Exhaustively enumerating all possible ways of visiting the tools and chefs will time out. With clever pruning, it might be possible to get such an approach accepted, but there is a simpler way to guarantee acceptance. It is an easy modification of the O(n^2 * 2^n) dynamic programming approach to the Hamiltonian cycle problem. Let S be a subset of the tools and cooks. Let d[S,k] denote the minimum distance required to visit all locations not in S starting from location k while observing the “carry at most 2 tools at a time” rule. Of course, S should be such that if a cook c is in S, then their requested tool t is also in S (call this property *).

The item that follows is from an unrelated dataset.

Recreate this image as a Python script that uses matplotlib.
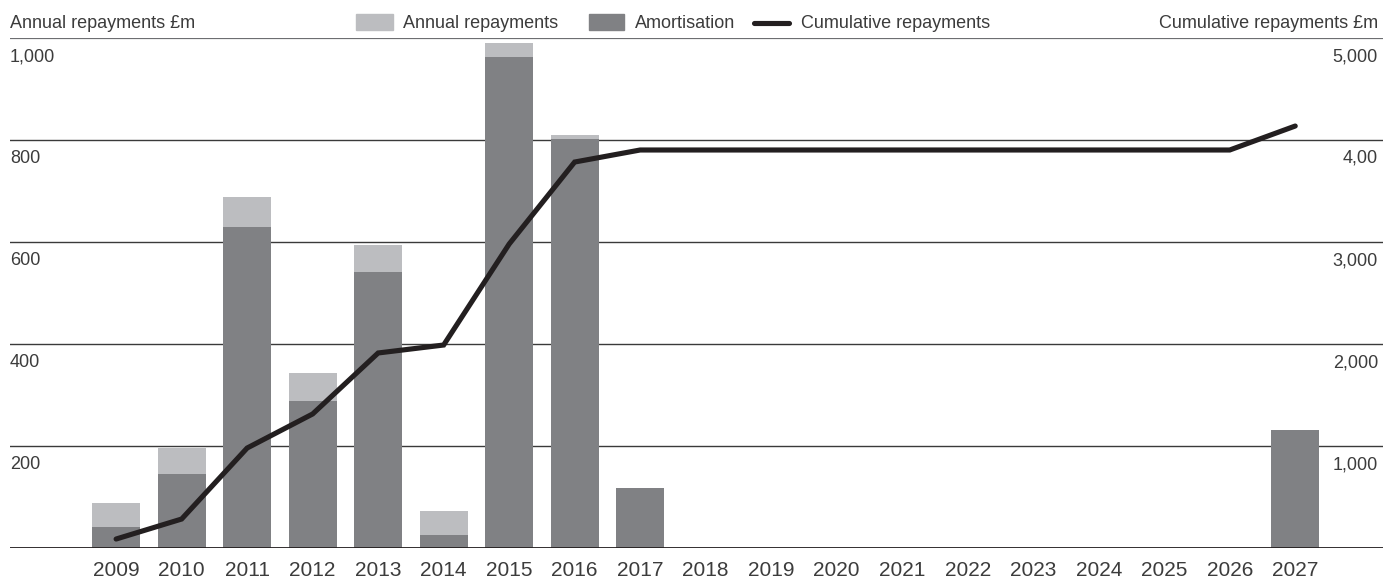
import matplotlib
matplotlib.use("Agg")
import matplotlib.pyplot as plt
from matplotlib.patches import Rectangle
from matplotlib.lines import Line2D

plt.rcParams['font.family'] = ['Liberation Sans', 'DejaVu Sans']

# Repayment profile, £m
years = list(range(2009, 2028))
amortisation = [41, 146, 629, 288, 541, 25, 963, 802, 118,
                0, 0, 0, 0, 0, 0, 0, 0, 0, 231]
annual_total = [88, 196, 688, 343, 594, 73, 990, 810, 118,
                0, 0, 0, 0, 0, 0, 0, 0, 0, 231]
cumulative = [88, 284, 980, 1314, 1912, 1990, 2980, 3784, 3902,
              3902, 3902, 3902, 3902, 3902, 3902, 3902, 3902, 3902, 4137]

left_ticks = [200, 400, 600, 800, 1000]
left_labels = ['200', '400', '600', '800', '1,000']
right_ticks = [1000, 2000, 3000, 4000, 5000]
right_labels = ['1,000', '2,000', '3,000', '4,00', '5,000']

light = '#bcbdc0'
dark = '#808184'
ink = '#231f20'
text_col = '#3c3c3c'

W, H = 1383, 579
fig = plt.figure(figsize=(W / 100, H / 100), dpi=100)
ax = fig.add_axes([10 / W, (H - 548) / H, (W - 10) / W, (548 - 38) / H])

# gridlines sit underneath the bars
for v in left_ticks[:-1]:
    ax.axhline(v, color='#3a3a3a', lw=1.0, zorder=0)
ax.axhline(1000, color='#6d6e71', lw=1.6, zorder=0)
ax.axhline(0, color=ink, lw=1.3, zorder=3)

ax.bar(years, annual_total, width=0.73, color=light, zorder=1)
ax.bar(years, amortisation, width=0.73, color=dark, zorder=2)

ax.set_xlim(2007.38, 2028.34)
ax.set_ylim(0, 1000)
ax.set_xticks(years)
ax.set_xticklabels([str(y) for y in years], fontsize=15, color=text_col)
ax.tick_params(axis='x', length=0, pad=9)
ax.set_yticks([])
for s in ax.spines.values():
    s.set_visible(False)

for v, lab in zip(left_ticks, left_labels):
    ax.annotate(lab, xy=(0, v), xycoords=('axes fraction', 'data'),
                xytext=(0, -10), textcoords='offset pixels',
                ha='left', va='top', fontsize=13, color=text_col)

ax2 = ax.twinx()
ax2.set_ylim(0, 5000)
ax2.set_yticks([])
for s in ax2.spines.values():
    s.set_visible(False)
ax2.plot(years, cumulative, color=ink, lw=3.7, solid_capstyle='round',
         solid_joinstyle='miter', zorder=4)

for v, lab in zip(right_ticks, right_labels):
    ax2.annotate(lab, xy=(1, v), xycoords=('axes fraction', 'data'),
                 xytext=(-5, -10), textcoords='offset pixels',
                 ha='right', va='top', fontsize=13, color=text_col)

# axis titles above the top rule
fig.text(10 / W, 1 - 23 / H, 'Annual repayments £m', ha='left', va='center',
         fontsize=13, color=text_col)
fig.text(1378 / W, 1 - 23 / H, 'Cumulative repayments £m', ha='right',
         va='center', fontsize=13, color=text_col)

# legend row
def fx(px):
    return px / W

def fy(py):
    return 1 - py / H

fig.patches.append(Rectangle((fx(356), fy(30)), 37 / W, 16 / H,
                             transform=fig.transFigure, color=light))
fig.text(fx(403), fy(23), 'Annual repayments', ha='left', va='center',
         fontsize=13, color=text_col)
fig.patches.append(Rectangle((fx(589), fy(30)), 35 / W, 16 / H,
                             transform=fig.transFigure, color=dark))
fig.text(fx(635), fy(23), 'Amortisation', ha='left', va='center',
         fontsize=13, color=text_col)
fig.lines.append(Line2D([fx(754), fx(789)], [fy(23), fy(23)],
                        transform=fig.transFigure, color=ink, lw=3.7,
                        solid_capstyle='round'))
fig.text(fx(801), fy(23), 'Cumulative repayments', ha='left', va='center',
         fontsize=13, color=text_col)

fig.savefig('out.png', dpi=100)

Given such a pair (S,k), we can easily determine how many tools the Chef is holding at location k after visiting locations in S. To compute d[S,k], we recursively try to compute d[S+z,z] for each location z not in S as long as S+z still has property * and doesn’t leave the Chef holding more than 2 tools.
Then, d[S,k] is simply the minimum over d[S+z,z] + dist(z,k) over all valid z in S. The number of states is at most n * 3^n since each cook-tool pair has 3 states (neither visited, tool visited, or tool and cook visited) and for a fixed S and a fixed cook-tool pair, at most one of the cook or tool may appear as the location k in a valid pair (S,k).